John B. Todd Stadium
- Interactive map of John B. Todd Stadium
- Location: Newport News, Virginia
- Owner: Newport News Public Schools
- Capacity: 7,700
- Surface: Bermuda Grass
- Scoreboard: Fair Play FB-8132TKH-2

Construction
- Opened: 1967

= John B. Todd Stadium =

Football stadium in Newport News, Virginia

John B. Todd Stadium is a football stadium in Newport News, Virginia located on Warwick Boulevard between Minton and Hidenwood Drives. It is named after John B. Todd, who was a standout football player at Newport News High School and The College of William and Mary.

Todd Stadium is owned and operated by Newport News Public Schools since its opening in 1967. All five high schools in Newport News use the stadium for football as well as track meets in order to consolidate resources among their members.
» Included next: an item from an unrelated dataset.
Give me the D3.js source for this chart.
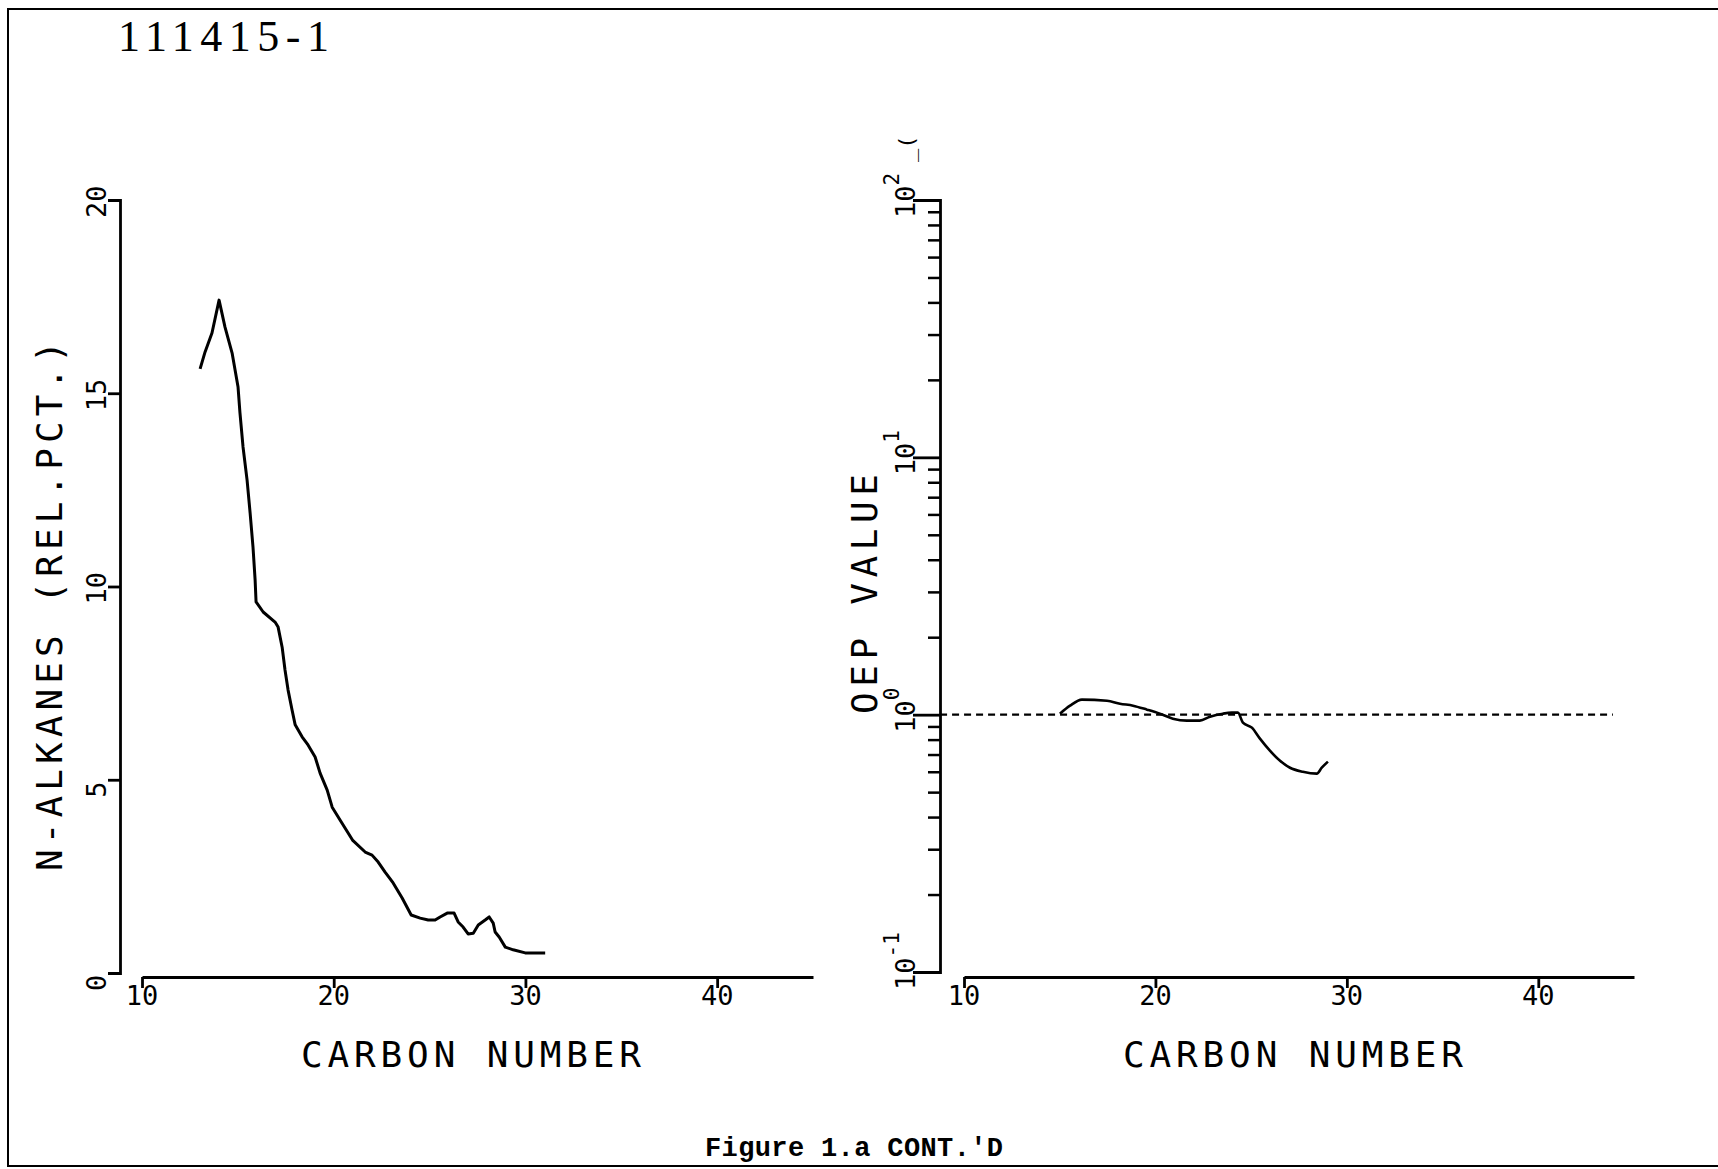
<!DOCTYPE html>
<html>
<head>
<meta charset="utf-8">
<script src="https://cdnjs.cloudflare.com/ajax/libs/d3/7.8.5/d3.min.js"></script>
<style>
  html, body { margin: 0; padding: 0; background: #fff; }
  svg { display: block; }
</style>
</head>
<body>
<script>
// ---------------- DATA ----------------
const sampleId = "111415-1";
const caption = "Figure 1.a CONT.'D";
const xTitle = "CARBON NUMBER";
const leftYTitle = "N-ALKANES (REL.PCT.)";
const rightYTitle = "OEP VALUE";

const xTicks = [10, 20, 30, 40];
const leftYTicks = [0, 5, 10, 15, 20];
const rightYMajor = [0.1, 1, 10, 100];
const rightYMajorExp = ["-1", "0", "1", "2"];
const rightYMinorMult = [2, 3, 4, 5, 6, 7, 8, 9];

// n-alkane distribution (relative percent) vs carbon number
const alkCarbon = [13.03, 13.29, 13.65, 14.02, 14.33, 14.70, 15.01, 15.11, 15.27, 15.48,
  15.64, 15.79, 15.90, 15.95, 16.32, 16.94, 17.10, 17.31, 17.46, 17.62,
  17.83, 17.99, 18.35, 18.66, 19.03, 19.29, 19.66, 19.92, 20.33, 20.98,
  21.64, 22.00, 22.32, 22.68, 23.10, 23.57, 24.04, 24.51, 24.93, 25.29,
  25.55, 25.92, 26.28, 26.49, 26.75, 27.01, 27.28, 27.54, 27.90, 28.11,
  28.32, 28.42, 28.63, 28.95, 29.36, 29.99, 31.03];
const alkPct = [15.63, 16.07, 16.56, 17.41, 16.71, 16.04, 15.16, 14.49, 13.61, 12.76,
  11.90, 11.02, 10.17, 9.60, 9.34, 9.08, 8.95, 8.43, 7.84, 7.32,
  6.80, 6.42, 6.11, 5.90, 5.59, 5.17, 4.73, 4.29, 3.96, 3.44,
  3.13, 3.05, 2.87, 2.61, 2.33, 1.94, 1.50, 1.42, 1.37, 1.37,
  1.45, 1.55, 1.55, 1.32, 1.19, 1.01, 1.03, 1.24, 1.37, 1.45,
  1.29, 1.06, 0.93, 0.67, 0.60, 0.52, 0.52];

// OEP value vs carbon number
const oepCarbon = [15.01, 15.54, 16.16, 17.47, 18.15, 18.83, 19.56, 20.23, 20.91, 21.64,
  22.32, 22.85, 23.52, 23.99, 24.31, 24.57, 25.04, 25.46, 25.98, 26.51,
  27.03, 27.70, 28.43, 28.69, 29.01];
const oepValue = [1.009, 1.084, 1.144, 1.133, 1.103, 1.084, 1.046, 1.009, 0.965, 0.948,
  0.948, 0.982, 1.009, 1.018, 1.018, 0.931, 0.890, 0.807, 0.725, 0.662,
  0.622, 0.600, 0.590, 0.622, 0.657];

// reference line OEP = 1
const refCarbon = [8.75, 43.9];
const refValue = [1, 1];

// ---------------- DRAW ----------------
const W = 1718, H = 1169;
const svg = d3.select("body").append("svg").attr("width", W).attr("height", H);
const plotFont = "'DejaVu Sans Mono', monospace";

// page frame (left, top, bottom)
svg.append("path")
  .attr("d", "M1718,9H8V1166H1718")
  .attr("fill", "none").attr("stroke", "#000").attr("stroke-width", 2);

// sample id
svg.append("text").attr("x", 118).attr("y", 51)
  .attr("font-family", "'Liberation Serif', serif").attr("font-size", 44)
  .attr("textLength", 211).attr("lengthAdjust", "spacing")
  .text(sampleId);

// caption
svg.append("text").attr("x", 705).attr("y", 1156)
  .attr("font-family", "'Liberation Mono', monospace").attr("font-weight", "bold").attr("font-size", 27)
  .attr("textLength", 298).attr("lengthAdjust", "spacing")
  .text(caption);

function styleAxis(g, w) {
  g.selectAll("path, line").attr("stroke", "#000").attr("stroke-width", w);
  g.select(".domain").attr("fill", "none");
}

function rotLabel(x, y, txt, size, len) {
  const t = svg.append("text")
    .attr("transform", `translate(${x},${y}) rotate(-90)`)
    .attr("font-family", plotFont).attr("font-size", size)
    .text(txt);
  if (len) t.attr("textLength", len).attr("lengthAdjust", "spacing");
  return t;
}

// ===== LEFT PANEL =====
const xL = d3.scaleLinear().domain([10, 45]).range([142, 813]);
const yL = d3.scaleLinear().domain([0, 20]).range([973, 200]);

const gyL = svg.append("g").attr("transform", "translate(120,0)")
  .call(d3.axisLeft(yL).tickValues(leftYTicks).tickSize(12).tickSizeOuter(12).tickFormat(""));
styleAxis(gyL, 2.8);

const gxL = svg.append("g").attr("transform", "translate(0,977)")
  .call(d3.axisBottom(xL).tickValues(xTicks).tickSize(11).tickSizeOuter(0).tickFormat(""));
styleAxis(gxL, 2.8);

leftYTicks.forEach(v => rotLabel(106, yL(v) + 18, String(v), 27));
xTicks.forEach(v => {
  svg.append("text").attr("x", xL(v)).attr("y", 1005)
    .attr("text-anchor", "middle").attr("font-family", plotFont).attr("font-size", 27)
    .text(String(v));
});
rotLabel(62, 871, leftYTitle, 36, 530);
svg.append("text").attr("x", 301).attr("y", 1067)
  .attr("font-family", plotFont).attr("font-size", 36)
  .attr("textLength", 340).attr("lengthAdjust", "spacing").text(xTitle);

const alkData = alkCarbon.map((c, i) => ({ c, v: alkPct[i] }));
svg.append("path").datum(alkData)
  .attr("fill", "none").attr("stroke", "#000").attr("stroke-width", 3)
  .attr("stroke-linejoin", "round")
  .attr("d", d3.line().x(d => xL(d.c)).y(d => yL(d.v)));

// ===== RIGHT PANEL =====
const xR = d3.scaleLinear().domain([10, 45]).range([964, 1634]);
const yR = d3.scaleLog().domain([0.1, 100]).range([972, 200]);

const minorTicks = [];
[0.1, 1, 10].forEach(d => rightYMinorMult.forEach(m => minorTicks.push(d * m)));

const gyRm = svg.append("g").attr("transform", "translate(940,0)")
  .call(d3.axisLeft(yR).tickValues(minorTicks).tickSize(12).tickSizeOuter(0).tickFormat(""));
gyRm.select(".domain").remove();
styleAxis(gyRm, 2.5);

const gyR = svg.append("g").attr("transform", "translate(940,0)")
  .call(d3.axisLeft(yR).tickValues(rightYMajor).tickSize(27).tickSizeOuter(27).tickFormat(""));
styleAxis(gyR, 2.8);

const gxR = svg.append("g").attr("transform", "translate(0,977)")
  .call(d3.axisBottom(xR).tickValues(xTicks).tickSize(11).tickSizeOuter(0).tickFormat(""));
styleAxis(gxR, 2.8);

rightYMajor.forEach((v, i) => {
  const t = rotLabel(915, yR(v) + 18, "10", 27);
  t.append("tspan").attr("font-size", 21).attr("dy", -16).text(rightYMajorExp[i]);
});
// stray marks near the top label
rotLabel(914, 162, "_(", 22);

xTicks.forEach(v => {
  svg.append("text").attr("x", xR(v)).attr("y", 1005)
    .attr("text-anchor", "middle").attr("font-family", plotFont).attr("font-size", 27)
    .text(String(v));
});
rotLabel(877, 714, rightYTitle, 36, 240);
svg.append("text").attr("x", 1123).attr("y", 1067)
  .attr("font-family", plotFont).attr("font-size", 36)
  .attr("textLength", 340).attr("lengthAdjust", "spacing").text(xTitle);

// reference dashed line
const refData = refCarbon.map((c, i) => ({ c, v: refValue[i] }));
svg.append("path").datum(refData)
  .attr("fill", "none").attr("stroke", "#000").attr("stroke-width", 2.2)
  .attr("stroke-dasharray", "7,5")
  .attr("d", d3.line().x(d => xR(d.c)).y(d => yR(d.v)));

const oepData = oepCarbon.map((c, i) => ({ c, v: oepValue[i] }));
svg.append("path").datum(oepData)
  .attr("fill", "none").attr("stroke", "#000").attr("stroke-width", 2.6)
  .attr("stroke-linejoin", "round")
  .attr("d", d3.line().curve(d3.curveMonotoneX).x(d => xR(d.c)).y(d => yR(d.v)));
</script>
</body>
</html>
Joseph S. Darling Memorial Stadium in nearby Hampton, Virginia serves high schools in Hampton in a similar fashion.

Todd Stadium has a capacity of 7,700 people. It is typically packed for AAA Peninsula District games and has also been used for state championship football games, most recently for the 2006 AAA Division 5 Championship between Phoebus High School and Edison High School. Todd Stadium is also used for the VHSL AAA state track and field championships.